The Final Piece: The Safe Developer Staging Queue
The automated system janitor is great for temp folders, but developer bloat like node_modules or pycache requires absolute user safety.
- How it works: I implemented a high-speed, sequential directory traversal engine. When triggered on-demand via the CLI (winsentry –scan), the tool walks through user-specified workspace paths looking for target directory names defined in the config.
- The Guardrail: Instead of deleting anything, the tool calculates the total directory size and flushes the data to a local state file inside %APPDATA%/WinSentry/queue.json.
- The Interactive Review: The user is notified via the terminal that bloat has been discovered. Running winsentry –purge loads the JSON queue and gives the user an interactive, explicit review prompt to check boxes or type all to confirm deletion. Absolute control, zero risk of accidental data loss.

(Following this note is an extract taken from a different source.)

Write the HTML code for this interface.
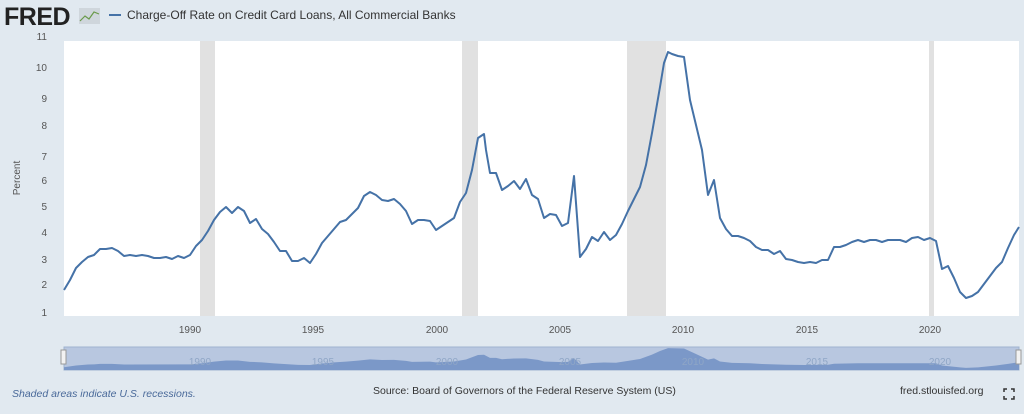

Production Performance Benchmarks
Since this tool was built to fight Windows sluggishness, it could not afford to be heavy. Running a fast compiled systems language like Rust paid off massively. Here are the real-world metrics monitored via Windows Task Manager:
- Idle Footprint: 0% CPU and 0.9MB of RAM. It sits completely dormant in the background, listening for the global hotkey message loop and waiting for the 30-minute system interval.
- Peak Scan & Discovery Footprint: Maximum 10% CPU usage and a peak of 5MB of RAM while actively traversing thousands of subdirectories and calculating file sizes during a deep disk scan.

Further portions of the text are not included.